What you will do = Copy exactly the lines from the beginning of the data down to and including the line holding "(0,0) rectangle (1024,512);", without any pictures.

Source excerpt =
- - - - -

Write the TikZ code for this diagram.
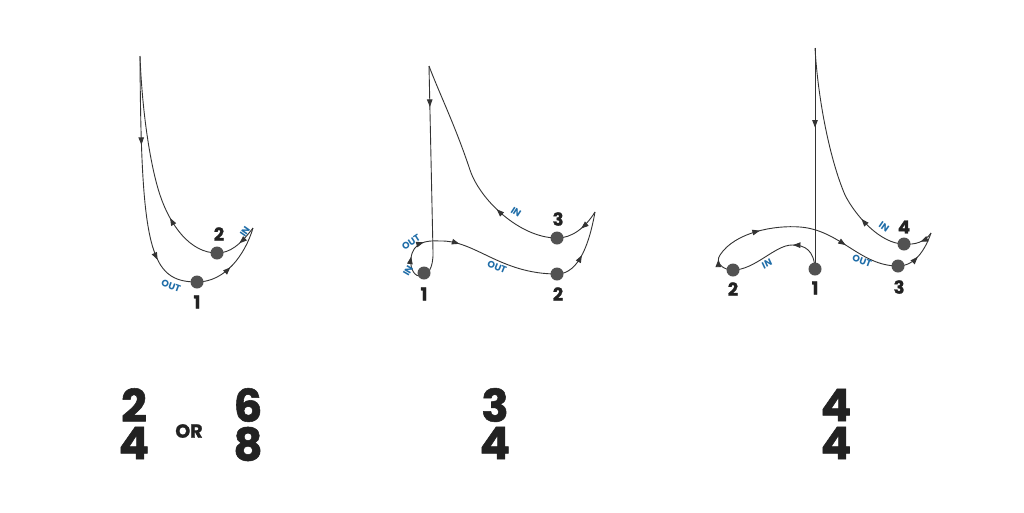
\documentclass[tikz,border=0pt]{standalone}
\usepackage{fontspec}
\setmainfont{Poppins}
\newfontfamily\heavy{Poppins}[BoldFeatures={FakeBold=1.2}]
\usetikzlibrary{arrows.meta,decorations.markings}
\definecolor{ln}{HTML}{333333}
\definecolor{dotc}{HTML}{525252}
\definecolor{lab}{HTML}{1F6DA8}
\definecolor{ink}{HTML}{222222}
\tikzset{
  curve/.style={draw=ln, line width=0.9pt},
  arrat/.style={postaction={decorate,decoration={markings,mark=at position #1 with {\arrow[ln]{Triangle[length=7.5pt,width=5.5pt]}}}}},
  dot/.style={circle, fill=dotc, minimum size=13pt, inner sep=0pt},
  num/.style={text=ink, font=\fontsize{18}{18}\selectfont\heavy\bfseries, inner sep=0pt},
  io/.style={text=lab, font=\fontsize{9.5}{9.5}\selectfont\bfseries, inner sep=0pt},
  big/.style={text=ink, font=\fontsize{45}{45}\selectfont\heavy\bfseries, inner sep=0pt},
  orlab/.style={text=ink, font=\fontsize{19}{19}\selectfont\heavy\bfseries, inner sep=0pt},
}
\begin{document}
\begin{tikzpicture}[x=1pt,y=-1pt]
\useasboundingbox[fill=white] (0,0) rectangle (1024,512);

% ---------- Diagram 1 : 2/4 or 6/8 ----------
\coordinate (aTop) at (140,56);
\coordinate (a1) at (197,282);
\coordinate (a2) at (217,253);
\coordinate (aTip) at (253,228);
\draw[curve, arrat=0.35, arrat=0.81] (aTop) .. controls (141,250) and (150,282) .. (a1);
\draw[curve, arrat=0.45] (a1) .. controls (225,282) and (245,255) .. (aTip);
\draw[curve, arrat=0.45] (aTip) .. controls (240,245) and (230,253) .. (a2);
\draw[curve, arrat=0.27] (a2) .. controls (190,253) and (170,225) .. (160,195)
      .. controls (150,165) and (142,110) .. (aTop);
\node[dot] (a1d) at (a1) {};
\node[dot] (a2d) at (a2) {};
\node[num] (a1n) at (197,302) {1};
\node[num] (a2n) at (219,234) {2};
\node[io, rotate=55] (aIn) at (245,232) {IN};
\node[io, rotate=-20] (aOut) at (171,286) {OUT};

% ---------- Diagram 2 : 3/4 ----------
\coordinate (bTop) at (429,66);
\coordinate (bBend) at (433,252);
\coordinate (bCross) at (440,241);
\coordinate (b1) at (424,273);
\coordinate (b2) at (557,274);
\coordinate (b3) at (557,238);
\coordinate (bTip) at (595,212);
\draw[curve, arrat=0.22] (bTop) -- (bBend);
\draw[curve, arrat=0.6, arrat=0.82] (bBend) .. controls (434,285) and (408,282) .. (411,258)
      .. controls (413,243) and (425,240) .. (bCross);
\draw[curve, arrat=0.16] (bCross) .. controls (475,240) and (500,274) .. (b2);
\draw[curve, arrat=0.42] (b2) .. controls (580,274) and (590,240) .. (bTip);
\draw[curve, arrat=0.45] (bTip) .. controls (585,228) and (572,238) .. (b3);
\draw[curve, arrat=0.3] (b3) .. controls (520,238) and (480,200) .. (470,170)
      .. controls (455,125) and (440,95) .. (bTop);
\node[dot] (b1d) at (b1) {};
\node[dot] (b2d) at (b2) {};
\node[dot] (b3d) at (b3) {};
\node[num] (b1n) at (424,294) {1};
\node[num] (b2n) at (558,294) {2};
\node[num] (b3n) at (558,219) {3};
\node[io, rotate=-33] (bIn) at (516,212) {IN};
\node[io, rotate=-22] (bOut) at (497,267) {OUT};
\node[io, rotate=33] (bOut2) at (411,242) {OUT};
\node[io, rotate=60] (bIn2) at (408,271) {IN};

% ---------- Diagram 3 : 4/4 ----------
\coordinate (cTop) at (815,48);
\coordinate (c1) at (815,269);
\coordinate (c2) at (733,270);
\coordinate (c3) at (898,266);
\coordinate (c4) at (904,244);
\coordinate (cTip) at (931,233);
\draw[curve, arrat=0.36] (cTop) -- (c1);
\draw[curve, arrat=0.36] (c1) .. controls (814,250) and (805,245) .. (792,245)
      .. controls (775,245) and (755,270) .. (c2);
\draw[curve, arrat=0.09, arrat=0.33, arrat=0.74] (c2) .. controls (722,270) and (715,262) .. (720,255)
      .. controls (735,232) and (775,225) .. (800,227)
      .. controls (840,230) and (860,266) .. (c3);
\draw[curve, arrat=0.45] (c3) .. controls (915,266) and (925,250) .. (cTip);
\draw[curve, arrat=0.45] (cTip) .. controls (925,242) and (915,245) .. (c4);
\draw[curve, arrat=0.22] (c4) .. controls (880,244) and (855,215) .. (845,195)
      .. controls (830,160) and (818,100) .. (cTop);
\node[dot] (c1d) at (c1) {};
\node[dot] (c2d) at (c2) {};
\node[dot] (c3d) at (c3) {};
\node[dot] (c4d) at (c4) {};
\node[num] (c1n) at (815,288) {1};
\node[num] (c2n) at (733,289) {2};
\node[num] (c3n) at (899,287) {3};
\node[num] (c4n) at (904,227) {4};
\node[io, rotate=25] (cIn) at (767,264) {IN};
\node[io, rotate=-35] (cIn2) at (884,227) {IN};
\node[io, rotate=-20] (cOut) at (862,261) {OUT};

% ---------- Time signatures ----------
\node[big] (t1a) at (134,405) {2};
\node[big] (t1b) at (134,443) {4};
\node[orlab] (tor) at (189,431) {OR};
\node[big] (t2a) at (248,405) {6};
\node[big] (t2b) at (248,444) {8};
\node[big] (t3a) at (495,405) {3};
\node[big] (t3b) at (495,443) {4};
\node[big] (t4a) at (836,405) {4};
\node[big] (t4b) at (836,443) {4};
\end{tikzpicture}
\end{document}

- - - - -

Solution to this exercise =
Write the TikZ code for this diagram.
\documentclass[tikz,border=0pt]{standalone}
\usepackage{fontspec}
\setmainfont{Poppins}
\newfontfamily\heavy{Poppins}[BoldFeatures={FakeBold=1.2}]
\usetikzlibrary{arrows.meta,decorations.markings}
\definecolor{ln}{HTML}{333333}
\definecolor{dotc}{HTML}{525252}
\definecolor{lab}{HTML}{1F6DA8}
\definecolor{ink}{HTML}{222222}
\tikzset{
  curve/.style={draw=ln, line width=0.9pt},
  arrat/.style={postaction={decorate,decoration={markings,mark=at position #1 with {\arrow[ln]{Triangle[length=7.5pt,width=5.5pt]}}}}},
  dot/.style={circle, fill=dotc, minimum size=13pt, inner sep=0pt},
  num/.style={text=ink, font=\fontsize{18}{18}\selectfont\heavy\bfseries, inner sep=0pt},
  io/.style={text=lab, font=\fontsize{9.5}{9.5}\selectfont\bfseries, inner sep=0pt},
  big/.style={text=ink, font=\fontsize{45}{45}\selectfont\heavy\bfseries, inner sep=0pt},
  orlab/.style={text=ink, font=\fontsize{19}{19}\selectfont\heavy\bfseries, inner sep=0pt},
}
\begin{document}
\begin{tikzpicture}[x=1pt,y=-1pt]
\useasboundingbox[fill=white] (0,0) rectangle (1024,512);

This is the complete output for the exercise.